On a barren hexagon of land he builds her a house. He grades and stakes it for the concrete pour. He hauls great limbs of pine that cut his hands and strain his back until the frame rises like a mighty saguaro cactus filling with rain. One evening there is a fat cloud of bees. They hum like worn out machines and rising canals. They hum into his empty spaces. He starts to sheath the frame, and each morning walks the skin of the house, cigarette in hand. He taps the hollows and listens for a riff of wings.
Sarah Jane Barnett, loving mother, in a playful moment with son, Sam, aged two.
Sarah Jane Barnett, serious poet, as she appears on the cover of her poetry collection, A Man Runs Into A Woman.
When the literary journal, Hue & Cry, crowd-sourced the funding on Pledge Me to publish Sarah's debut poetry collection, I was keen to support a fellow poet, especially a fellow Tuesday Poet, so I chipped in and, when the book was published, I received my own personally autographed copy. Before I'd even got to the poems, I was pretty excited by the fire-engine red cover with its bold white title. I love the colour red. It's a no-nonsense colour which takes no prisoners.
I had some familiarity with Sarah's work through her posts on Tuesday Poem, but reading A Man Runs Into A Woman elevated my appreciation of her work to a whole new level. I found the poems in her collection fresh and engaging and bursting with imaginative energy.
To include a section of poems based on the experiences and testimonies of prisoners on Death Row was a bold and original idea and I felt Sarah achieved great empathy and insight in these poems.
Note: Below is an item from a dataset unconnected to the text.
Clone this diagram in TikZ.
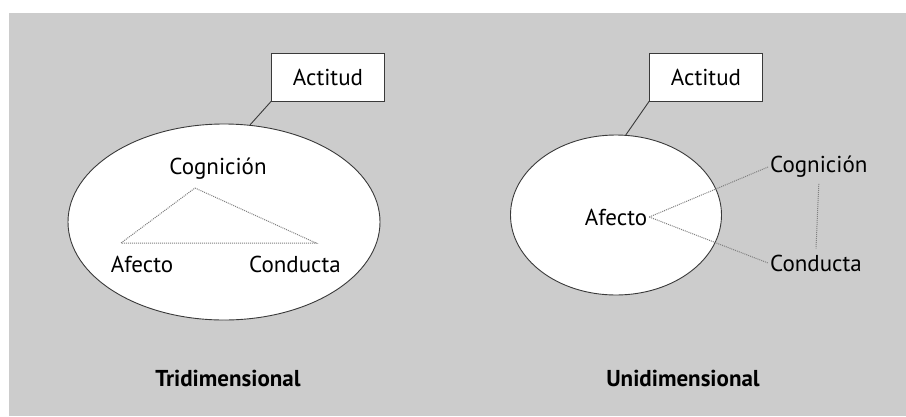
\documentclass[tikz,border=0pt]{standalone}
\usepackage{fontspec}
\setmainfont{PT Sans}
\usetikzlibrary{shapes.geometric}

\definecolor{fondo}{HTML}{CCCCCC}
\definecolor{borde}{HTML}{3A3A3A}

\tikzset{
    etiqueta/.style={font=\fontsize{23}{26}\selectfont, inner sep=2pt},
    titulo/.style={font=\fontsize{23}{26}\selectfont\bfseries},
    caja/.style={draw=borde, fill=white, line width=0.9pt, minimum width=113pt, minimum height=48pt, font=\fontsize{23}{26}\selectfont},
    ovalo/.style={ellipse, draw=borde, fill=white, line width=0.9pt, inner sep=0pt},
    punteado/.style={densely dotted, gray, line width=1pt},
    enlace/.style={draw=borde, line width=0.9pt}
}

\begin{document}
\begin{tikzpicture}[x=1pt, y=-1pt]
    \useasboundingbox (0,0) rectangle (906,416);
    \fill[fondo] (9,13) rectangle (906,416);

    % Tridimensional
    \node[ovalo, minimum width=312pt, minimum height=196pt] (ovaloT) at (224,222) {};
    \node[caja] (actitudT) at (328,77) {Actitud};
    \draw[enlace] (actitudT.south west) -- (ovaloT.75);
    \node[etiqueta] (cogT) at (218,169) {Cognición};
    \node[etiqueta] (afeT) at (142,264) {Afecto};
    \node[etiqueta] (conT) at (295,264) {Conducta};
    \coordinate (vC) at (195,188);
    \coordinate (vA) at (121,243);
    \coordinate (vB) at (316,243);
    \draw[punteado] (vC) -- (vB) -- (vA) -- cycle;
    \node[titulo] (triT) at (228,378) {Tridimensional};

    % Unidimensional
    \node[ovalo, minimum width=211pt, minimum height=160pt] (ovaloU) at (616,215) {};
    \node[caja] (actitudU) at (706,77) {Actitud};
    \draw[enlace] (actitudU.south west) -- (ovaloU.83);
    \node[etiqueta] (afeU) at (616,217) {Afecto};
    \node[etiqueta, anchor=west] (cogU) at (768,167) {Cognición};
    \node[etiqueta, anchor=west] (conU) at (768,263) {Conducta};
    \draw[punteado] (afeU.east) -- (cogU.west);
    \draw[punteado] (afeU.east) -- (conU.west);
    \draw[punteado] ([yshift=-4pt]cogU.south) -- ([yshift=4pt]conU.north);
    \node[titulo] (uniU) at (683,378) {Unidimensional};
\end{tikzpicture}
\end{document}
She also shone a very humane light on a subject that most people would rather ignore. She put a human face on an inhuman practice.
I am delighted, but not altogether surprised, that Sarah's magnificent debut collection is a Finalist in the Poetry section of the New Zealand Post Book Awards. You can also vote for her in the People's Choice Award here:
But remember to do so by Sunday 18th August.
I could have chosen any one of the poems in Sarah's collection, but I chose "Bees" because I think it demonstrates Sarah's skill at painting a big picture with only a few lines. I apologise for using an overworked image, but a poem like "Bees" is like a pebble generating an expanding circle of ripples on the water. Our imaginations work out from the poem through questions and suppositions. I also enjoy how Sarah often places images in juxtaposition that surprise the reader with their incongruity and yet just seem to work so well in a completely unforced way. When she writes of the way the bees "hum like worn out machines and rising canals", it makes the reader view the world in a fresh and exciting way.
Sarah is up against some seasoned campaigners for the Poetry Award, but my money is on Sarah to win. Go, Sarah!!!